Po godzinie Hanka wychodzi z gabinetu. "Trzeci tydzień, galareta, nie ma co rozpaczać", słyszy od mamy. Po aborcji Hanka znika z życia Marcina. Tygodniami nie wychodzi z domu. Tym razem on próbuje się dowiedzieć dlaczego.
Ona nie odbiera od niego telefonów. Kiedy spotykają się przypadkowo, mówi: "Nie byliśmy razem, nie muszę ci niczego tłumaczyć". - Przez cały czas zachowywał się, jakby nie miał mnie w planach. Czasem mówił mi, że powinnam sobie znaleźć starszego faceta, który się mną zaopiekuje. Przyznawałam mu rację - mówi.
- Testy ciążowe, badania krwi robiłam w tajemnicy przed nim. Przez lata nie wiedział, że byłam w ciąży. Przy Marcinie przeszłam trening milczenia. Bałam się dwóch rzeczy: że da mi pieniądze na aborcję albo że padnie przede mną na kolana. Chciałam z nim być i bałam się tej miłości. Usunęłam ciążę, bo nie wyobrażałam sobie siebie jako samotnej matki.
Nie spotkają się przez kilka kolejnych lat. Przez rok on nie namaluje niczego nowego, ona przez rok będzie chodzić na psychoterapię.
Lipcowy wieczór, dwa lata później. W Barcelonie spotyka Grzegorza, menedżera. "Trach", opisywała koleżankom to, co poczuła na jego widok. Rozmawiają, spacerują. "Zawsze, kiedy spotykam miłość, mówię, że nie jestem zainteresowana. Miej to na uwadze". Jednak Hanka będzie zabiegać o Grzegorza, nawet gdy on będzie mówił: "Oboje jesteśmy skrzywdzeni, zamknięci, ja mam inną kobietę, nie uda się nam".

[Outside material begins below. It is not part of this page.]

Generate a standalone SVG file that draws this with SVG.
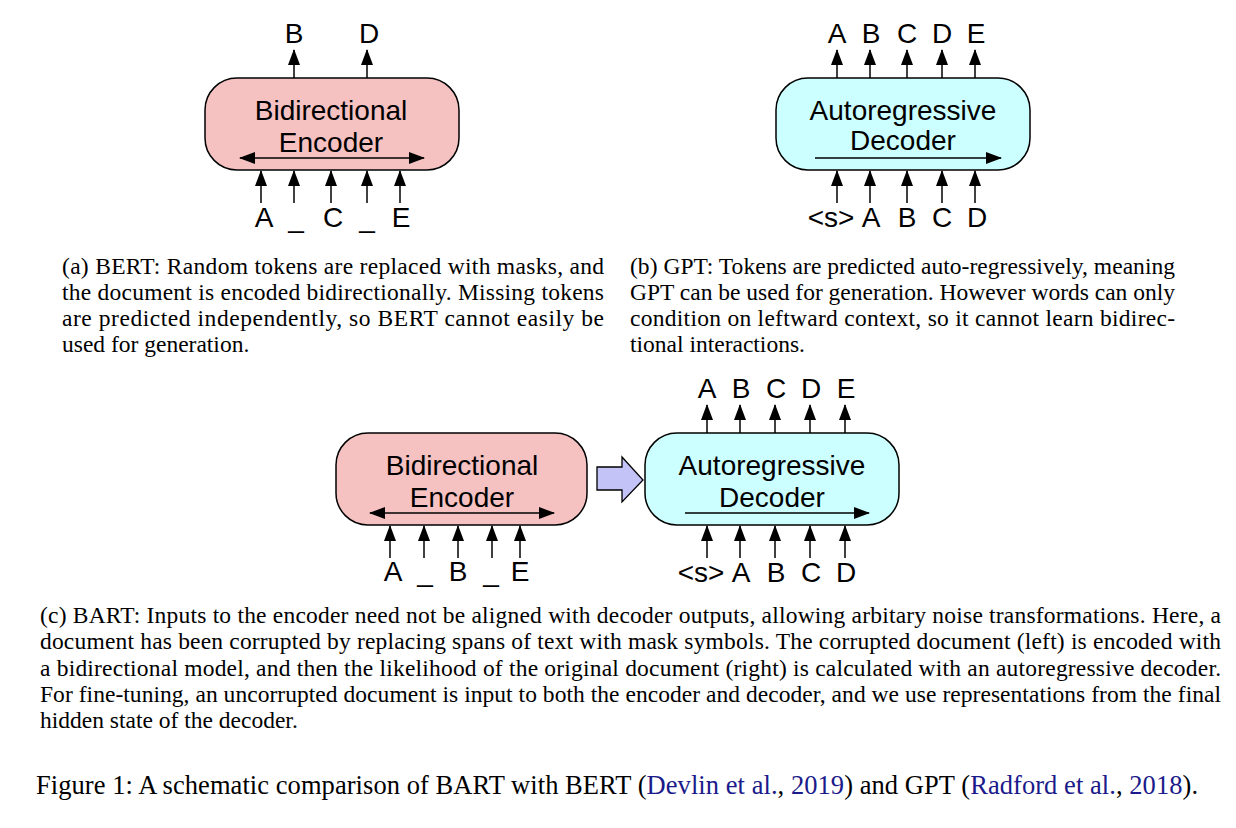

- Zdobyłam Grzegorza otwartością, dawałam mu czułość, nie asekurując się w ogóle. Już nie chciałam skrzywdzić siebie. Po roku czajenia się zostaliśmy parą - mówi.
Marcin jeszcze raz pojawia się w życiu Hanki. Przypadkowo. "Byliśmy bardzo głupi, to była miłość ludzi niepewnych, jak chcą przeżyć życie - mówi on i dodaje: - Mam dwoje dzieci. - Miałbyś troje - odpowiada Hanka.
Są łzy, tulenie przepraszanie. "Co bym zrobił? To teraz nie ma żadnego znaczenia".
- Nasze drogi już się nie zejdą, mamy innych partnerów. Dzwonimy do siebie czasem i kiedy rozmawiamy, jest tak, jakbyśmy widzieli się wczoraj. Co mu zawdzięczam? Że zrozumiałam, kim jestem. Zrzuciłam pancerz, umiem być z kimś.
Czy mieliśmy szansę na love story? Nie wiem. Bo przyznać się do miłości to jedno, a zbudować związek drugie. Ale on zawsze będzie ważnym mężczyzną mojego życia, choć nigdy nie był mój.
Imiona niektórych bohaterek zostały na ich prośbę zmienione.